UN ANNIVERSAIRE À L'ONU
Transférée au Royaume-Uni, Malala Yousafzai a été opérée avec succès à Birmingham, où elle réside et où elle est scolarisée depuis mars. "Ça a été difficile de s'adapter à une culture et une société nouvelles, surtout pour ma mère, car on n'avait jamais vu des femmes aussi libres, libres d'aller sur n'importe quel marché, seules, sans frère ou père pour les accompagner", raconte-t-elle.
Son premier discours en public, elle le prononce à New York devant l'Assemblée générale des Nations unies, le jour de ses 16 ans. Parmi le parterre de personnalités se trouvent le secrétaire général de l'ONU Ban Ki-moon, Gordon Brown, et plusieurs centaines de jeunes de 12 à 25 ans représentant 85 pays. Les talibans "pensaient qu'une balle pourrait nous réduire au silence mais ils ont échoué, du silence sont sorties des milliers de voix", dit la jeune miraculée, entièrement vêtue de rose et les épaules recouvertes du châle blanc de Benazir Bhutto, l'ancienne première ministre du Pakistan tuée dans un attentat en 2007.
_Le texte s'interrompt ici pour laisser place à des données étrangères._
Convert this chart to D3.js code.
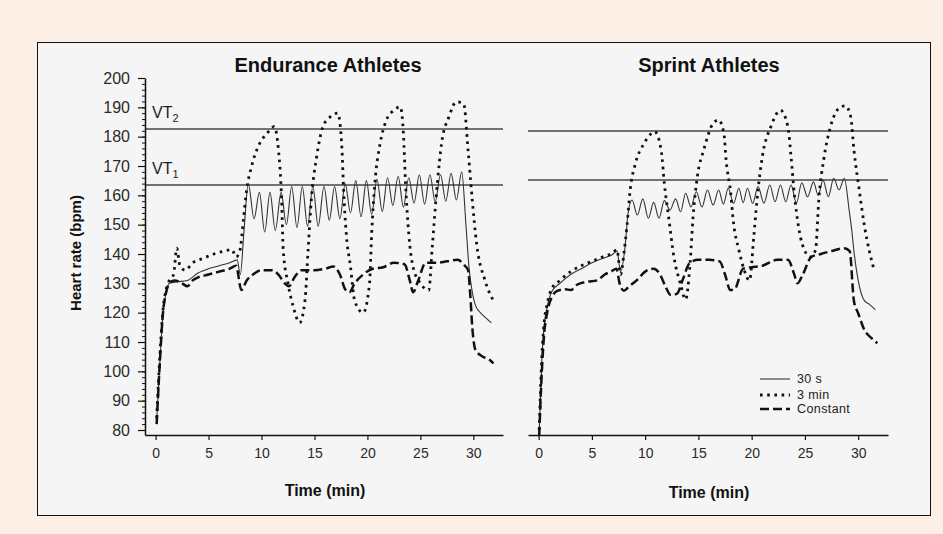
<!DOCTYPE html>
<html>
<head>
<meta charset="utf-8">
<script src="https://cdn.jsdelivr.net/npm/d3@7"></script>
<style>
  body { margin: 0; background: #fcefe6; }
  svg { display: block; font-family: "Liberation Sans", Arial, sans-serif; }
</style>
</head>
<body>
<div id="chart"></div>
<script>
// ---------------------------------------------------------------- datos
const X_TICKS = [0, 5, 10, 15, 20, 25, 30];
const Y_TICKS = [80, 90, 100, 110, 120, 130, 140, 150, 160, 170, 180, 190, 200];
const SERIES = ["30 s", "3 min", "Constant"];

// umbrales ventilatorios [VT2, VT1]
const VT_ENDURANCE = [182.6, 163.5];
const VT_SPRINT = [181.9, 165.2];

// [tiempo (min), frecuencia cardiaca (bpm)]
const endurance30s = [[0.1,83],[0.4,103],[0.7,120],[1.0,127],[1.3,130],[2.0,130.5],[3.0,131],[4.0,133.5],[5.0,135],[6.0,136],[7.0,137],[7.7,138],[8.0,133],[8.35,148],[8.75,164],
  [9.3,152],[9.8,161],[10.3,147.5],[10.8,161],[11.3,148],[11.85,161],[12.35,150],[12.85,163],[13.35,149],[13.85,163],[14.35,149.5],[14.85,163],[15.35,149.5],[15.9,163],[16.4,151.5],[16.9,163],
  [17.4,152],[17.9,164],[18.4,154],[18.9,165],[19.4,152.7],[19.9,165],[20.4,153.5],[20.9,165.5],[21.4,154.5],[21.9,166],[22.4,156.5],[22.9,166.5],[23.4,156],[23.9,166],[24.4,157.3],[24.9,167],
  [25.4,157],[25.9,167],[26.4,157.8],[26.9,167],[27.4,158],[27.9,167.5],[28.4,158.4],[28.9,168],
  [29.3,150],[29.6,135],[29.9,127],[30.2,122.5],[30.8,119.5],[31.4,117.5],[31.7,116.5]];

const endurance3min = [[0.1,84],[0.4,105],[0.7,121],[1.0,128],[1.3,131],[1.7,133],[2.0,142],[2.3,136],[2.8,134.5],[3.5,137],[4.5,138.5],[5.5,140],[6.5,141],[7.2,141.5],[7.6,139],[7.95,141],
  [8.3,152],[8.6,162],[9.0,169],[9.8,177.5],[10.5,181],[11.2,183.4],[11.6,175.5],[11.9,158.4],[12.05,141.4],[12.5,130],[13.0,122],[13.6,116.6],[14.1,124],[14.4,141.4],[14.7,158.4],[15.2,173],
  [15.8,183.4],[16.5,186.8],[17.2,188],[17.6,175.5],[17.75,161.8],[18.0,147],[18.4,135.7],[18.8,124],[19.6,120],[20.2,130],[20.4,147],[20.7,164],[21.2,177.7],[21.8,185.7],[22.5,189],[23.1,190.2],
  [23.4,181],[23.6,164],[23.9,147],[24.3,135.7],[25.0,130],[25.8,127.7],[26.1,141.4],[26.6,164],[27.0,177.7],[27.7,186.8],[28.4,191.9],[29.1,191],[29.5,175.5],[29.9,158.4],[30.3,143.7],[31.1,131],[31.9,124]];

const enduranceConst = [[0.1,82],[0.4,103],[0.7,120],[1.0,127],[1.3,130],[1.8,131],[2.5,130],[3.0,129],[3.5,131],[4.0,132],[5.0,133],[6.0,134],[7.0,135],[7.6,136],[8.1,127.7],[8.6,131],
  [9.2,133],[10.0,134.5],[11.0,134.5],[11.6,133],[12.2,130],[12.6,129],[13.1,132],[13.8,134.5],[15.0,134.5],[16.0,135],[16.8,135.7],[17.4,133],[17.9,128],[18.3,127],[18.8,130],[19.6,133],
  [20.5,135],[21.5,135.5],[22.5,137],[23.5,136.5],[24.0,131],[24.3,127],[24.8,131],[25.5,137],[26.5,137],[27.5,137.5],[28.5,138],[29.2,136],[29.5,134.5],[29.7,126.6],[29.9,115],[30.2,107.3],
  [30.9,105],[31.5,104],[31.9,102.7]];

const sprint30s = [[0.05,79],[0.3,104],[0.5,115],[0.8,122],[1.2,127],[2.0,130],[3.0,133],[4.0,135],[5.0,137],[6.0,138.5],[7.0,140],[7.35,141],[7.7,134],[8.1,142],[8.4,154],[8.77,158.4],
  [9.27,153.3],[9.78,158.8],[10.3,152.2],[10.8,157.6],[11.3,152.2],[11.8,158.2],[12.33,155],[12.86,158.8],[13.33,154.4],[13.8,160.7],[14.3,156],[14.8,161.2],[15.33,156],[15.85,161.8],
  [16.38,156.7],[16.9,161.8],[17.35,157],[17.8,162.4],[18.3,157.3],[18.8,162.4],[19.2,157.5],[19.6,162.4],[20.1,157.3],[20.6,163],[21.15,157.3],[21.7,163.5],[22.2,157.8],[22.7,163.5],
  [23.2,157.8],[23.7,163.5],[24.2,157.3],[24.7,164.3],[25.25,159.5],[25.8,164.6],[26.25,160],[26.7,165.2],[27.2,159.5],[27.7,165.8],[28.2,161.8],[28.7,165.8],
  [29.15,155],[29.4,148],[29.6,141],[30.0,131],[30.6,124],[31.0,123],[31.6,121]];

const sprint3min = [[0.05,80],[0.3,105],[0.5,116],[0.8,123],[1.2,128],[2.0,131],[3.0,134],[4.0,136],[5.0,137.5],[6.0,139],[7.0,140.5],[7.35,141.5],[7.7,133],[8.0,140],[8.3,150],[8.6,162],
  [9.1,171],[9.9,177.7],[10.5,180.8],[10.9,181.7],[11.5,175.5],[11.8,164],[12.2,152.7],[12.7,139],[13.3,130],[13.8,124.5],[14.2,136],[14.5,152.7],[14.9,166.4],[15.5,175.5],[16.4,184.6],
  [16.9,185.7],[17.4,181],[17.6,172],[18.0,161.8],[18.3,150.5],[18.8,141.4],[19.3,134.5],[19.8,131],[20.2,146],[20.5,158.4],[21.0,173.2],[21.8,183.4],[22.7,189],[23.4,183.4],[23.7,173],
  [24.0,160.7],[24.4,149.3],[25.1,140.3],[25.5,139],[26.0,141.4],[26.3,158.4],[26.8,173],[27.4,183.4],[28.4,190.2],[28.8,190.5],[29.3,186.8],[29.6,175.5],[30.1,161.8],[30.6,149.3],[31.5,134.5]];

const sprintConst = [[0.05,78],[0.3,100],[0.5,112],[0.8,120],[1.2,125],[1.8,127.5],[2.5,128],[3.0,127.7],[3.6,129.5],[4.5,130.5],[5.5,131],[6.2,133],[6.8,134],[7.3,135],[7.6,130],[8.0,127.5],
  [8.5,129],[9.2,131],[10.0,134],[10.8,135],[11.4,133],[11.9,129],[12.4,126],[13.0,126.5],[13.5,131],[14.2,137],[15.0,138],[16.0,138],[17.0,137.5],[17.5,133],[18.0,127.7],[18.4,128],
  [19.2,135],[20.0,135.5],[21.0,136],[22.4,138],[23.4,138],[24.0,133],[24.3,130],[24.8,133],[25.6,139],[26.5,140],[27.5,141],[28.7,142],[29.2,141],[29.6,124],[30.0,119.8],[30.6,114],
  [31.2,111.5],[31.8,109.6]];

// ---------------------------------------------------------------- lienzo
const WIDTH = 943;
const HEIGHT = 534;
const SVG = d3.select("#chart").append("svg")
    .attr("width", WIDTH)
    .attr("height", HEIGHT);

SVG.append("rect")
    .attr("width", WIDTH)
    .attr("height", HEIGHT)
    .attr("fill", "#fcefe6");

SVG.append("rect")
    .attr("x", 37.5)
    .attr("y", 42.5)
    .attr("width", 893)
    .attr("height", 473)
    .attr("fill", "#f5f5f5")
    .attr("stroke", "#111")
    .attr("stroke-width", 1);

// estilos de cada serie
const estilos = {
    "30 s": { width: 1.1, dash: null, color: "#333" },
    "3 min": { width: 2.8, dash: "2.6,4.6", color: "#111" },
    "Constant": { width: 2.5, dash: "9,4", color: "#111" }
};

const escalaY = d3.scaleLinear()
    .domain([78.3, 200])
    .range([435, 78]);

function panel(cfg) {
    const escalaX = d3.scaleLinear()
        .domain([-1, 32.8])
        .range([cfg.x0, cfg.x1]);

    const g = SVG.append("g");

    // titulo
    g.append("text")
        .attr("x", cfg.titleX)
        .attr("y", 72)
        .attr("text-anchor", "middle")
        .attr("font-size", "20px")
        .attr("font-weight", "bold")
        .attr("fill", "#111")
        .text(cfg.title);

    // lineas VT
    g.selectAll(".vt")
        .data(cfg.vt)
        .enter()
        .append("line")
        .attr("x1", cfg.x0)
        .attr("x2", cfg.x1)
        .attr("y1", d => escalaY(d))
        .attr("y2", d => escalaY(d))
        .attr("stroke", "#3f4949")
        .attr("stroke-width", 1.5);

    // eje x
    const ejeX = g.append("g")
        .attr("transform", "translate(0,435)")
        .call(d3.axisBottom(escalaX).tickValues(X_TICKS).tickSize(5).tickSizeOuter(0).tickPadding(8));
    ejeX.select(".domain").attr("stroke", "#111").attr("stroke-width", 1.5);
    ejeX.selectAll(".tick line").attr("stroke", "#111").attr("stroke-width", 1.2);
    ejeX.selectAll(".tick text")
        .attr("font-size", "14px")
        .attr("font-family", "Liberation Sans, Arial, sans-serif")
        .attr("fill", "#2a2a2a");

    g.append("text")
        .attr("x", cfg.labelX)
        .attr("y", cfg.labelY)
        .attr("text-anchor", "middle")
        .attr("font-size", "16px")
        .attr("font-weight", "bold")
        .attr("fill", "#111")
        .text("Time (min)");

    if (cfg.yAxis) {
        // marcas menores cada 2 bpm
        g.append("g")
            .attr("transform", `translate(${cfg.x0},0)`)
            .call(d3.axisLeft(escalaY).tickValues(d3.range(80, 201, 2)).tickSize(3).tickFormat(""))
            .call(s => s.select(".domain").remove())
            .selectAll("line").attr("stroke", "#111");

        const ejeY = g.append("g")
            .attr("transform", `translate(${cfg.x0},0)`)
            .call(d3.axisLeft(escalaY).tickValues(Y_TICKS).tickSize(7).tickSizeOuter(0).tickPadding(8));
        ejeY.select(".domain").attr("stroke", "#111").attr("stroke-width", 1.5);
        ejeY.selectAll(".tick line").attr("stroke", "#111").attr("stroke-width", 1.2);
        ejeY.selectAll(".tick text")
            .attr("font-size", "16px")
            .attr("font-family", "Liberation Sans, Arial, sans-serif")
            .attr("fill", "#2a2a2a");

        g.append("text")
            .attr("transform", "translate(81,253) rotate(-90)")
            .attr("text-anchor", "middle")
            .attr("font-size", "15px")
            .attr("font-weight", "bold")
            .attr("fill", "#111")
            .text("Heart rate (bpm)");

        // etiquetas VT2 / VT1
        const etiquetas = g.selectAll(".vtlabel")
            .data(cfg.vt)
            .enter()
            .append("text")
            .attr("x", 152)
            .attr("y", d => escalaY(d) - 11)
            .attr("font-size", "16px")
            .attr("fill", "#222");
        etiquetas.append("tspan").text("VT");
        etiquetas.append("tspan")
            .attr("font-size", "11px")
            .attr("dy", 4)
            .text((d, i) => i === 0 ? "2" : "1");
    }

    // curvas
    const linea = d3.line()
        .x(d => escalaX(d[0]))
        .y(d => escalaY(d[1]))
        .curve(d3.curveMonotoneX);

    cfg.series.forEach((datos, i) => {
        const e = estilos[SERIES[i]];
        g.append("path")
            .datum(datos)
            .attr("d", linea)
            .attr("fill", "none")
            .attr("stroke", e.color)
            .attr("stroke-width", e.width)
            .attr("stroke-dasharray", e.dash);
    });
}

panel({
    x0: 145, x1: 503, title: "Endurance Athletes", titleX: 328,
    labelX: 325, labelY: 496, yAxis: true, vt: VT_ENDURANCE,
    series: [endurance30s, endurance3min, enduranceConst]
});

panel({
    x0: 528, x1: 888, title: "Sprint Athletes", titleX: 709,
    labelX: 709, labelY: 498, yAxis: false, vt: VT_SPRINT,
    series: [sprint30s, sprint3min, sprintConst]
});

// leyenda
const leyenda = SVG.append("g");
const filasY = [379, 395, 409];

leyenda.selectAll("line")
    .data(SERIES)
    .enter()
    .append("line")
    .attr("x1", 760)
    .attr("x2", 790)
    .attr("y1", (d, i) => filasY[i])
    .attr("y2", (d, i) => filasY[i])
    .attr("stroke", d => estilos[d].color)
    .attr("stroke-width", d => estilos[d].width)
    .attr("stroke-dasharray", d => estilos[d].dash);

leyenda.selectAll("text")
    .data(SERIES)
    .enter()
    .append("text")
    .attr("x", 797)
    .attr("y", (d, i) => filasY[i] + 4)
    .attr("font-size", "12.5px")
    .attr("letter-spacing", "0.4px")
    .attr("fill", "#222")
    .text(d => d);
</script>
</body>
</html>
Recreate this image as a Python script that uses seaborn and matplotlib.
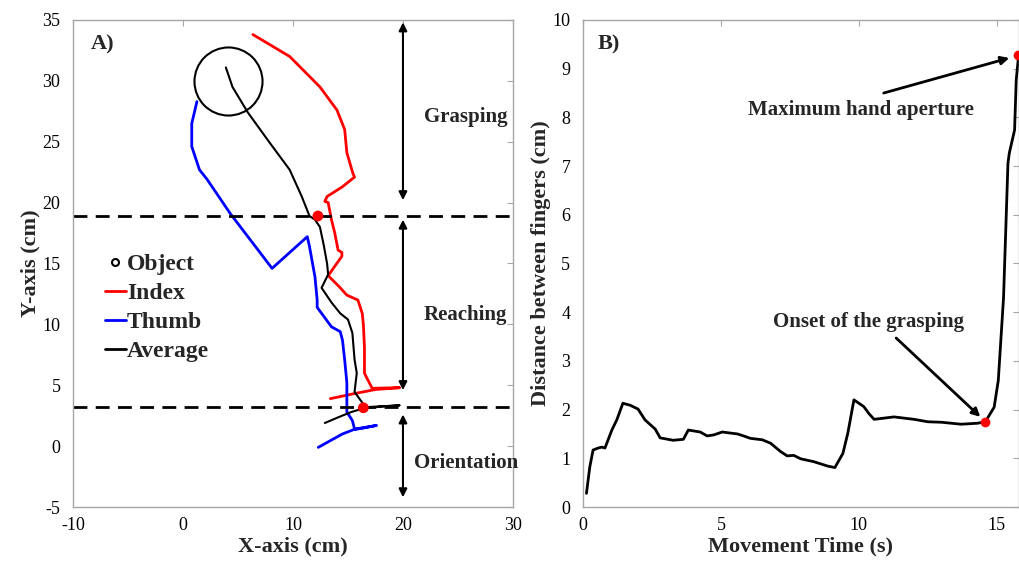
import numpy as np
import pandas as pd
import seaborn as sns
import matplotlib.pyplot as plt
from matplotlib.lines import Line2D

# ---- panel A: finger trajectories (cm) ----
index_x = [13.4, 15.5, 17.5, 19.7, 17.2, 16.6, 16.5, 16.5, 16.4, 16.3, 15.9, 14.9, 14.2, 13.2,
           14.45, 14.45, 14.1, 13.8, 13.5, 13.2, 12.9, 13.1, 14.5, 15.6, 15.45, 14.9, 14.7,
           14.0, 12.45, 9.7, 6.36]
index_y = [3.9, 4.3, 4.65, 4.8, 4.75, 5.8, 6.0, 8.1, 10.0, 10.9, 12.0, 12.4, 13.1, 14.0,
           15.6, 15.9, 16.1, 17.5, 18.6, 20.0, 20.1, 20.5, 21.3, 22.1, 22.4, 24.1, 26.0,
           27.6, 29.5, 32.0, 33.8]

thumb_x = [12.3, 13.5, 14.5, 15.5, 16.5, 17.6, 15.6, 15.4, 14.9, 14.9, 14.7, 14.5, 14.3, 13.5,
           12.2, 12.2, 12.0, 11.5, 11.3, 8.1, 4.3, 2.2, 1.5, 0.8, 0.8, 1.27]
thumb_y = [-0.1, 0.5, 1.0, 1.35, 1.5, 1.7, 1.4, 2.1, 2.8, 5.2, 7.1, 8.7, 9.4, 9.8,
           11.4, 12.0, 13.9, 16.4, 17.2, 14.6, 19.1, 21.9, 22.7, 24.6, 26.5, 28.3]

avg_x = [12.9, 14.2, 15.3, 16.4, 18.0, 19.7, 16.6, 15.6, 15.8, 15.6, 15.4, 15.0, 14.3, 13.5,
         12.6, 13.2, 13.1, 12.8, 12.45, 12.0, 11.5, 10.8, 9.7, 7.9, 5.9, 4.5, 3.9]
avg_y = [1.9, 2.4, 2.8, 3.1, 3.25, 3.35, 3.2, 4.45, 6.0, 7.1, 9.3, 10.4, 10.9, 11.8,
         13.0, 14.1, 15.0, 16.5, 18.0, 18.6, 18.9, 20.5, 22.7, 24.9, 27.4, 29.5, 31.1]

object_xy = (4.1, 30.0)
phase_marks_x = [12.27, 16.4]
phase_marks_y = [18.9, 3.15]
phase_lines = [18.9, 3.25]

# ---- panel B: grip aperture over time ----
time_s = [0.13, 0.25, 0.37, 0.55, 0.69, 0.8, 1.05, 1.23, 1.45, 1.71, 2.0, 2.25, 2.62, 2.8,
          3.27, 3.64, 3.82, 4.25, 4.5, 4.74, 5.05, 5.6, 5.82, 6.07, 6.5, 6.8, 7.16, 7.4,
          7.64, 7.89, 8.37, 8.87, 9.13, 9.42, 9.6, 9.82, 10.18, 10.36, 10.55, 11.27, 12.0,
          12.5, 13.0, 13.7, 14.3, 14.58, 14.9, 15.05, 15.24, 15.4, 15.45, 15.64, 15.7, 15.78]
aperture_cm = [0.28, 0.82, 1.17, 1.21, 1.23, 1.21, 1.58, 1.79, 2.13, 2.09, 2.01, 1.79, 1.6, 1.42,
               1.37, 1.39, 1.58, 1.54, 1.46, 1.48, 1.54, 1.5, 1.46, 1.41, 1.38, 1.31, 1.14, 1.05,
               1.06, 0.99, 0.93, 0.84, 0.81, 1.1, 1.52, 2.2, 2.06, 1.92, 1.8, 1.85, 1.8,
               1.75, 1.74, 1.7, 1.72, 1.75, 2.05, 2.6, 4.3, 7.06, 7.27, 7.74, 8.77, 9.24]
onset_pt = (14.58, 1.75)
max_pt = (15.78, 9.28)

sns.set_style("white")
plt.rcParams['font.family'] = ['Liberation Serif', 'DejaVu Serif']
plt.rcParams['axes.unicode_minus'] = False
plt.rcParams['xtick.direction'] = 'in'
plt.rcParams['ytick.direction'] = 'in'

fig = plt.figure(figsize=(10.19, 5.67), dpi=100)
axA = fig.add_axes([0.0716, 0.1058, 0.4318, 0.859])
axB = fig.add_axes([0.572, 0.1058, 0.428, 0.859])

spine_col = '#a6a6a6'
for ax in (axA, axB):
    for s in ax.spines.values():
        s.set_color(spine_col)
        s.set_linewidth(1.0)
    ax.tick_params(labelsize=13, colors=spine_col, labelcolor='black', length=4, width=0.8,
                   top=True, right=True)
    ax.tick_params(axis='y', pad=9)
    ax.tick_params(axis='x', pad=7)

# panel A
lw = 2.0
sns.lineplot(x=index_x, y=index_y, sort=False, estimator=None, color='red', lw=lw, ax=axA)
sns.lineplot(x=thumb_x, y=thumb_y, sort=False, estimator=None, color='blue', lw=lw, ax=axA)
sns.lineplot(x=avg_x, y=avg_y, sort=False, estimator=None, color='black', lw=1.5, ax=axA)
axA.plot(*object_xy, marker='o', ms=49, mfc='none', mec='black', mew=1.5)
for yl in phase_lines:
    axA.axhline(yl, color='black', lw=2, ls=(0, (5, 3)))
sns.scatterplot(x=phase_marks_x, y=phase_marks_y, color='red', s=60, edgecolor='none', ax=axA, zorder=5)

arr = dict(arrowstyle='<|-|>', color='black', lw=1.5, mutation_scale=12, shrinkA=0, shrinkB=0)
axA.annotate('', xy=(20, 34.8), xytext=(20, 20.2), arrowprops=arr)
axA.annotate('', xy=(20, 18.6), xytext=(20, 4.6), arrowprops=arr)
axA.annotate('', xy=(20, 2.6), xytext=(20, -4.2), arrowprops=arr)
tkw = dict(fontsize=15, fontweight='bold', ha='center', va='center')
axA.text(25.7, 27.0, 'Grasping', **tkw)
axA.text(25.7, 10.8, 'Reaching', **tkw)
axA.text(25.7, -1.4, 'Orientation', **tkw)
axA.text(-7.3, 33.0, 'A)', fontsize=16, fontweight='bold', ha='center', va='center')

axA.set_xlim(-10, 30)
axA.set_ylim(-5, 35)
axA.set_xticks(np.arange(-10, 31, 10))
axA.set_yticks(np.arange(-5, 36, 5))
axA.set_xlabel('X-axis (cm)', fontsize=16, fontweight='bold', labelpad=2)
axA.set_ylabel('Y-axis (cm)', fontsize=16, fontweight='bold', labelpad=1)

handles = [Line2D([], [], ls='none', marker='o', ms=5, mfc='none', mec='black', mew=1.5),
           Line2D([], [], color='red', lw=2),
           Line2D([], [], color='blue', lw=2),
           Line2D([], [], color='black', lw=2)]
axA.legend(handles, ['Object', 'Index', 'Thumb', 'Average'], loc='upper left',
           bbox_to_anchor=(0.045, 0.545), frameon=False, handlelength=0.9, handletextpad=0.05,
           labelspacing=0.32, borderpad=0, prop={'weight': 'bold', 'size': 17})

# panel B
sns.lineplot(x=time_s, y=aperture_cm, sort=False, estimator=None, color='black', lw=2, ax=axB)
axB.plot(*onset_pt, 'o', color='red', ms=7, mec='none', zorder=5)
axB.plot(*max_pt, 'o', color='red', ms=7, mec='none', zorder=5, clip_on=False)
akw = dict(arrowstyle='-|>', color='black', lw=2, mutation_scale=12, shrinkA=0, shrinkB=0)
bkw = dict(fontsize=15, fontweight='bold', ha='center', va='center')
axB.text(10.07, 8.15, 'Maximum hand aperture', **bkw)
axB.annotate('', xy=(15.45, 9.22), xytext=(10.9, 8.5), arrowprops=akw)
axB.text(10.36, 3.8, 'Onset of the grasping', **bkw)
axB.annotate('', xy=(14.4, 1.85), xytext=(11.35, 3.47), arrowprops=akw)
axB.text(0.55, 9.5, 'B)', fontsize=16, fontweight='bold', ha='left', va='center')

axB.set_xlim(0, 15.8)
axB.set_ylim(0, 10)
axB.set_xticks([0, 5, 10, 15])
axB.set_yticks(np.arange(0, 11, 1))
axB.set_xlabel('Movement Time (s)', fontsize=16, fontweight='bold', labelpad=2)
axB.set_ylabel('Distance between fingers (cm)', fontsize=16, fontweight='bold', labelpad=1)

fig.savefig('out.png', dpi=100)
"Les extrémistes ont peur des livres et des stylos. Le pouvoir de l'éducation les effraie", a déclaré la jeune fille. Accueillie par des applaudissements, Malala a lancé un appel aux gouvernements "à assurer une éducation libre et obligatoire à chaque enfant dans le monde""Un enfant, un enseignant, un livre et un stylo peuvent changer le monde", a-t-elle clamé devant ses parents émus.